Un 19 octobre dont on se souviendra : témoignage d’AESH !
par
popularité : 11%

Découragé·e·s par le faible nombre de manifestants à Rouen, Dieppe, le Havre, Evreux, lors des mobilisations ou grèves spécifiques AESH, l’idée s’est petit à petit imposée de défiler à Paris vers un seul objectif : faire suffisamment de bruit pour que les passants parisiens arrêtent de nous demander « c’est quoi AESH ? » et scander haut et fort nos légitimes revendications au plus près des fenêtres du Ministère qui semble ignorer nos problématiques depuis un joli paquet d’années maintenant.
Car oui, elles sont belles et bien légitimes nos revendications.
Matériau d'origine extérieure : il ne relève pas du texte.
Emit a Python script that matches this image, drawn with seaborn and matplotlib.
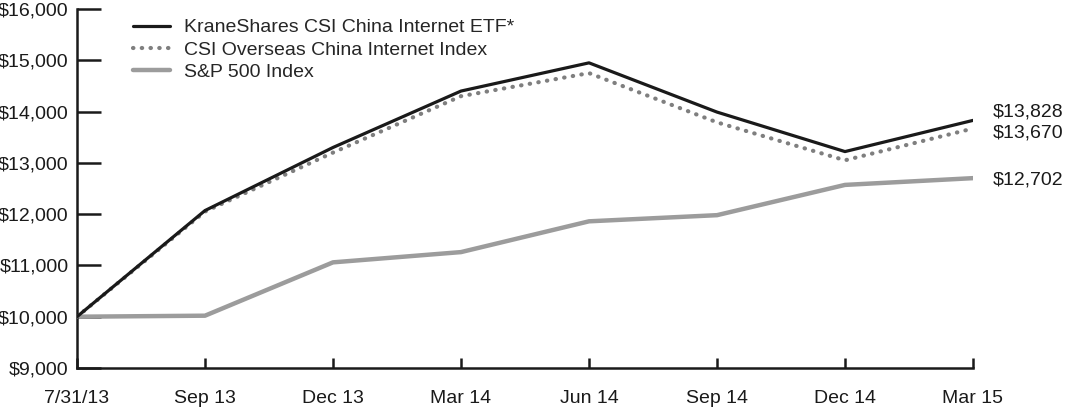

Loin de caprices de personnels pourtant employés par cet éminent Ministère qu’est l’Education Nationale et qui nous refuse la possibilité d’être titularisé·e·s, c’est une vraie traversée du désert qu’ont entrepris les accompagnants d’élèves en situation de handicap. Entre cinglantes désillusions propres à chaque rentrée scolaire (absence d’affectation, de contrat, de salaire pendant presque 3 mois entre autres), dérives dans nos missions faute de statut solide, exclusion des équipes éducatives parfois, découvert bancaire difficile à gérer faute de rémunération correcte, jusqu’à 3 emplois supplémentaires pour pallier le faible salaire pour les AESH qui en ont la possibilité, les revendications portées par les accompagnants n’ont rien de futile.
Pourtant, malgré la nécessité de se mobiliser massivement pour avoir plus de poids sur le Ministère, trop peu d’AESH se rassemblent devant les Inspections Académiques, Maisons de l’Education, Rectorats locaux. Loin de porter un jugement sur les personnels absents, les raisons sont multiples : peur de ne pas voir son contrat renouvelé, peur d’être étiqueté, blâmé par sa hiérarchie, coût d’un jour de travail perdu suite à une journée de grève…
Il nous fallait rallier un endroit stratégique, faire converger les fleuves AESH régionaux vers l’océan parisien. La route, on la connaissait, la motivation, on la détenait, les slogans, on les avait. Quant au nombre de manifestants, la grande inconnue…
J’avoue avoir passé une nuit blanche, pas tant par l’idée d’oublier de me réveiller ou de ne pas entendre mon réveil, mais par l’idée qu’on ne soit pas en nombre suffisant.
Ce matin-là j’ai fait l’impasse sur le bon anti-cernes, et les photographes se sont saisis d’un visage blême et fatigué, traits si caractéristiques des AESH au final. Cela dit L’Oréal ne se fera pas d’argent sur le dos des AESH non plus.
Pourtant, ce trajet qui nous envoya vers Paris n’eût rien d’un banal voyage en car.
Ni son excellent chauffeur, ni l’ambiance qui s’est progressivement installée, nous n’oublierons.
Ni le soleil radieux (mes prières à Evelyne Deliah ont été exaucées), ni les slogans isolés puis à l’unisson, ni la clameur de la foule (on pourra remplir un Zénith pas de doute), ni le déchainement au travers des mégaphones (l’extinction de voix nous a frôlé·e·s), nous n’oublierons.
Ni cette montée sur le camion pour la prise de parole avec une voix de vieux disque rayé, ni l’empêtrement dans les fils de la sono, ni la vue de ce cortège sans fin malgré la hauteur, je n’oublierai.
Rudement secoué·e·s et découragé·e·s par cette difficile rentrée, cet épisode de manifestation parisienne a ravivé une ferveur collective, mis du baume dans nos cœurs meurtris, ravivé les motivations individuelles.
Oui Paris on l’a fait, oui Paris c’était beau, oui Paris c’était même sublime et d’autant plus difficile de la quitter pour regagner Rouen. Le 19 octobre 2021 c’est le début d’un renouveau dans la poursuite de la lutte des AESH vers la conquête de leurs droits et d’un statut largement mérité.
AESH, soyons fier·e·s de nous. Certes dénigré·e·s au quotidien, nous avons cependant gagné des acquis non négligeables grâce à nos SDEN. Paris a même rougi devant la présence de François-Xavier Durand, l’âme fondamentale du combat des AESH en Normandie. On ne te sera jamais assez reconnaissant·e·s.